#### Required work:
Starting with the first line of the listing, quote each line exactly until and including the one with "from bokeh.resources import INLINE", leaving pictures out.

#### Dataset excerpt:
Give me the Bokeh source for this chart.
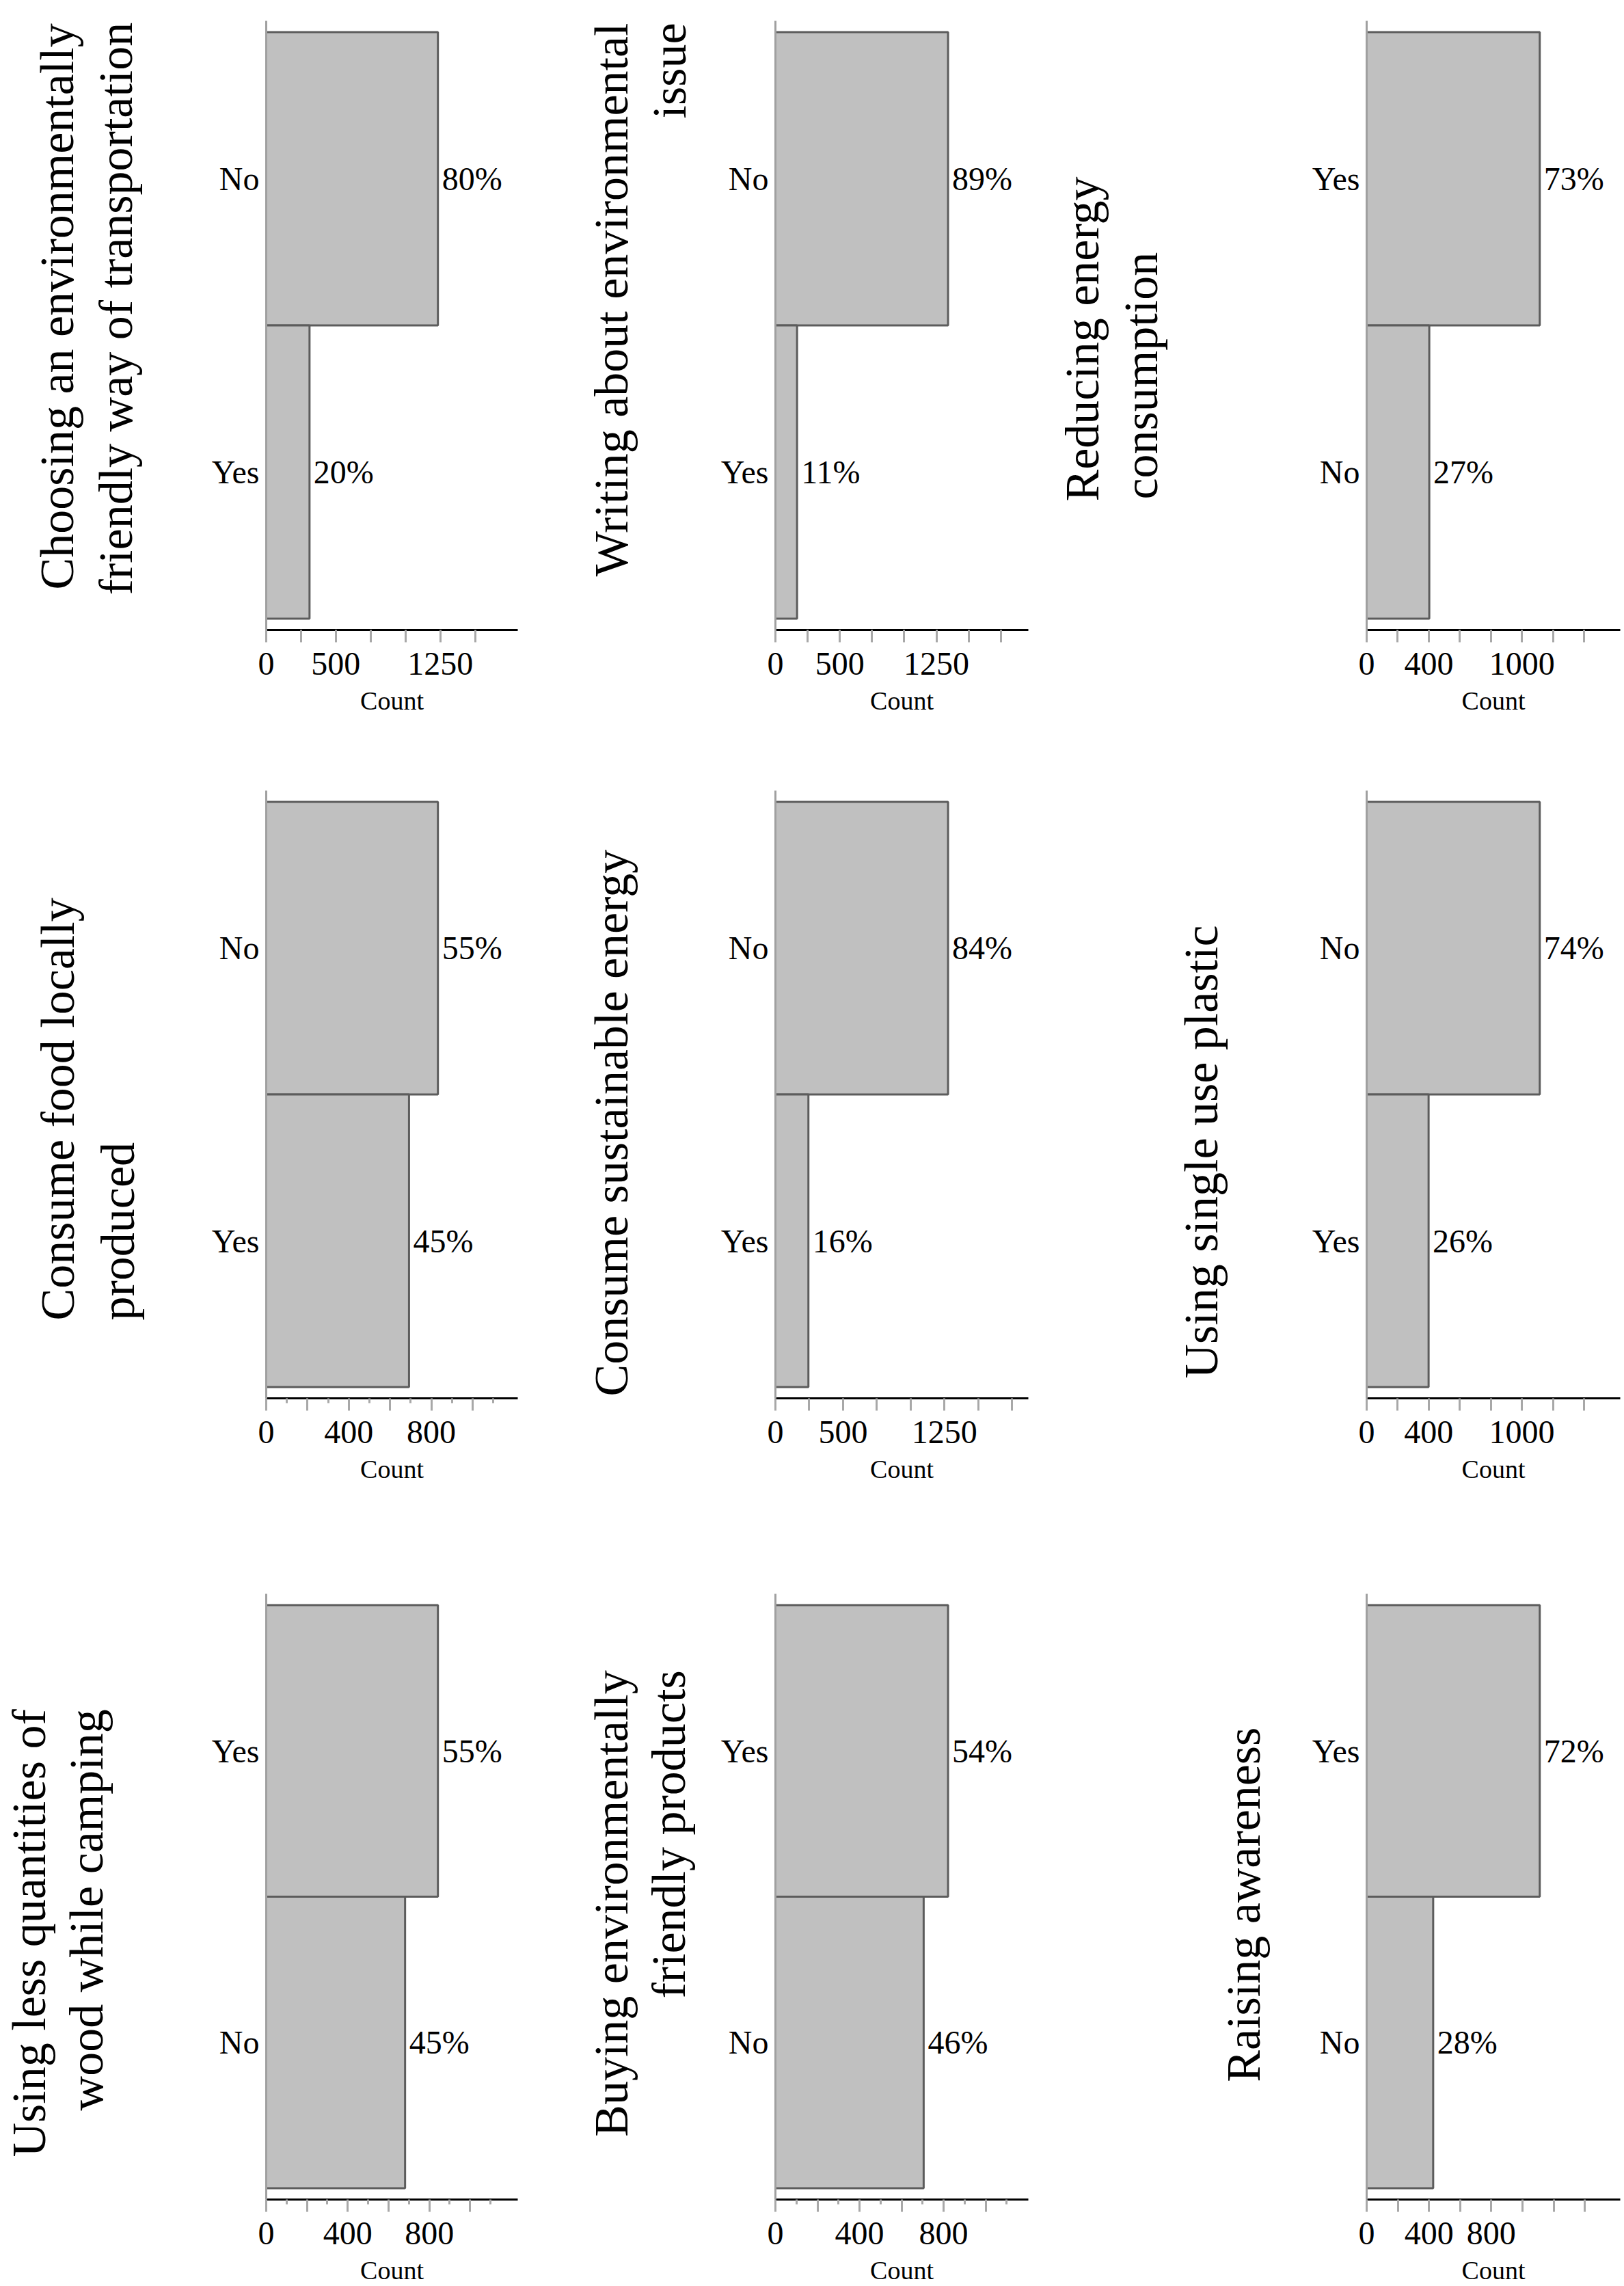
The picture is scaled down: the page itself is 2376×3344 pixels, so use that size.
import math
from bokeh.plotting import figure
from bokeh.layouts import row, column
from bokeh.models import Range1d, FactorRange, FixedTicker, ColumnDataSource, Label
from bokeh.core.properties import value
from bokeh.embed import file_html
from bokeh.resources import INLINE

# ---------------- data ----------------
questions = [
    ["Choosing an environmentally", "friendly way of transportation"],
    ["Writing about environmental", "issue"],
    ["Reducing energy", "consumption"],
    ["Consume food locally", "produced"],
    ["Consume sustainable energy"],
    ["Using single use plastic"],
    ["Using less quantities of", "wood while camping"],
    ["Buying environmentally", "friendly products"],
    ["Raising awareness"],
]
top_answer = ["No", "No", "Yes", "No", "No", "No", "Yes", "Yes", "Yes"]
bottom_answer = ["Yes", "Yes", "No", "Yes", "Yes", "Yes", "No", "No", "No"]
top_count = [1233, 1340, 1114, 832, 1277, 1115, 842, 821, 1111]
bottom_count = [311, 168, 403, 692, 244, 399, 681, 705, 427]
top_pct = ["80%", "89%", "73%", "55%", "84%", "74%", "55%", "54%", "72%"]
bottom_pct = ["20%", "11%", "27%", "45%", "16%", "26%", "45%", "46%", "28%"]

# axis ticks per panel
tick_step = [250, 250, 200, 200, 250, 200, 200, 200, 200]
tick_max = [1500, 1750, 1400, 1000, 1750, 1400, 1000, 1000, 1400]
tick_labels = [[0, 500, 1250], [0, 500, 1250], [0, 400, 1000],
               [0, 400, 800], [0, 500, 1250], [0, 400, 1000],
               [0, 400, 800], [0, 400, 800], [0, 400, 800]]
has_minor = [False, False, False, True, False, False, True, True, False]

# ---------------- layout (page pixels) ----------------
col_left = [0, 790, 1530]
title_w = [279, 234, 359]
bar_w = [511, 506, 485]
bar_border_left = 110
bar_border_right = [33, 26, 4]
row_top = [0, 1130, 2300]
row_h = [1130, 1170, 1044]
row_border_top = [30, 26, 31]
row_frame_h = [891, 889, 887]
# (text centre-line x, anchor y, align) for each title line, page pixels
title_pos = [
    [(83, 862, "left"), (169, 870, "left")],
    [(894, 33, "right"), (979, 33, "right")],
    [(1583, 733, "left"), (1669, 730, "left")],
    [(84, 1931, "left"), (172, 1931, "left")],
    [(894, 2042, "left")],
    [(1757, 2016, "left")],
    [(42, 2500, "right"), (126, 2500, "right")],
    [(894, 2443, "right"), (978, 2443, "right")],
    [(1819, 3046, "left")],
]
x_headroom = 1.465

FONT_NAME = "Liberation Serif"
FONT = value(FONT_NAME)
BAR_FILL = "#c0c0c0"
BAR_LINE = "#5c5c5c"
TICK_COLOR = "#a8a8a8"
YAXIS_COLOR = "#a0a0a0"


def borders(r):
    top = row_border_top[r]
    bottom = row_h[r] - top - row_frame_h[r]
    return top, bottom


def title_fig(i):
    r, c = divmod(i, 3)
    w, h = title_w[c], row_h[r]
    top_b, bot_b = borders(r)
    fh = row_frame_h[r]
    frame_bottom_page = row_top[r] + top_b + fh
    p = figure(width=w, height=h, x_range=Range1d(0, w), y_range=Range1d(0, fh),
               x_axis_location=None, y_axis_location=None,
               min_border_left=0, min_border_right=0,
               min_border_top=top_b, min_border_bottom=bot_b,
               toolbar_location=None, output_backend="svg")
    p.outline_line_color = None
    p.xgrid.visible = False
    p.ygrid.visible = False
    for line_text, (px, py, align) in zip(questions[i], title_pos[i]):
        p.add_layout(Label(x=px - col_left[c], y=frame_bottom_page - py, text=line_text,
                           angle=math.pi / 2, text_align=align, text_baseline="middle",
                           text_font=FONT_NAME, text_font_size="70px", text_color="black"))
    return p


def bar_fig(i):
    r, c = divmod(i, 3)
    h = row_h[r]
    w = bar_w[c]
    top_b, bot_b = borders(r)
    cats = [top_answer[i], bottom_answer[i]]
    counts = [top_count[i], bottom_count[i]]
    pcts = [top_pct[i], bottom_pct[i]]
    xmax = max(counts) * x_headroom
    p = figure(width=w, height=h,
               x_range=Range1d(0, xmax),
               y_range=FactorRange(factors=[cats[1], cats[0]], range_padding=0.0385,
                                   range_padding_units="absolute"),
               min_border_left=bar_border_left, min_border_right=bar_border_right[c],
               min_border_top=top_b, min_border_bottom=bot_b,
               toolbar_location=None, output_backend="svg")
    src = ColumnDataSource(dict(cat=cats, count=counts, pct=pcts))
    p.hbar(y="cat", left=0, right="count", height=1.0, source=src,
           fill_color=BAR_FILL, line_color=BAR_LINE, line_width=3)
    p.text(x="count", y="cat", text="pct", source=src, x_offset=6,
           text_align="left", text_baseline="middle", text_font=FONT,
           text_font_size="48px", text_color="black")
    p.outline_line_color = None
    p.xgrid.visible = False
    p.ygrid.visible = False
    p.background_fill_color = "white"

    ticks = list(range(0, tick_max[i] + 1, tick_step[i]))
    minor = [t + tick_step[i] // 2 for t in ticks] if has_minor[i] else []
    xa = p.xaxis[0]
    xa.ticker = FixedTicker(ticks=ticks, minor_ticks=minor)
    xa.major_label_overrides = {t: (str(t) if t in tick_labels[i] else "") for t in ticks}
    xa.axis_line_color = "black"
    xa.axis_line_width = 3
    xa.major_tick_line_color = TICK_COLOR
    xa.major_tick_line_width = 3
    xa.major_tick_in = 0
    xa.major_tick_out = 18
    xa.minor_tick_line_color = TICK_COLOR
    xa.minor_tick_line_width = 3
    xa.minor_tick_in = 0
    xa.minor_tick_out = 7
    xa.major_label_text_font = FONT_NAME
    xa.major_label_text_font_size = "48px"
    xa.major_label_text_color = "black"
    xa.major_label_standoff = 15
    xa.axis_label = "Count"
    xa.axis_label_text_font = FONT_NAME
    xa.axis_label_text_font_size = "38px"
    xa.axis_label_text_font_style = "normal"
    xa.axis_label_text_color = "black"
    xa.axis_label_standoff = 14

    ya = p.yaxis[0]
    ya.axis_line_color = YAXIS_COLOR
    ya.axis_line_width = 3
    ya.major_tick_line_color = None
    ya.major_tick_out = 0
    ya.major_tick_in = 0
    ya.minor_tick_line_color = None
    ya.major_label_standoff = 10
    ya.major_label_text_font = FONT_NAME
    ya.major_label_text_font_size = "48px"
    ya.major_label_text_color = "black"
    return p


rows = []
for r in range(3):
    children = []
    for c in range(3):
        i = r * 3 + c
        children.append(title_fig(i))
        children.append(bar_fig(i))
    rows.append(row(*children))

layout = column(*rows)

open("out.html", "w").write(file_html(layout, INLINE))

#### Solved problem:
Give me the Bokeh source for this chart.
The picture is scaled down: the page itself is 2376×3344 pixels, so use that size.
import math
from bokeh.plotting import figure
from bokeh.layouts import row, column
from bokeh.models import Range1d, FactorRange, FixedTicker, ColumnDataSource, Label
from bokeh.core.properties import value
from bokeh.embed import file_html
from bokeh.resources import INLINE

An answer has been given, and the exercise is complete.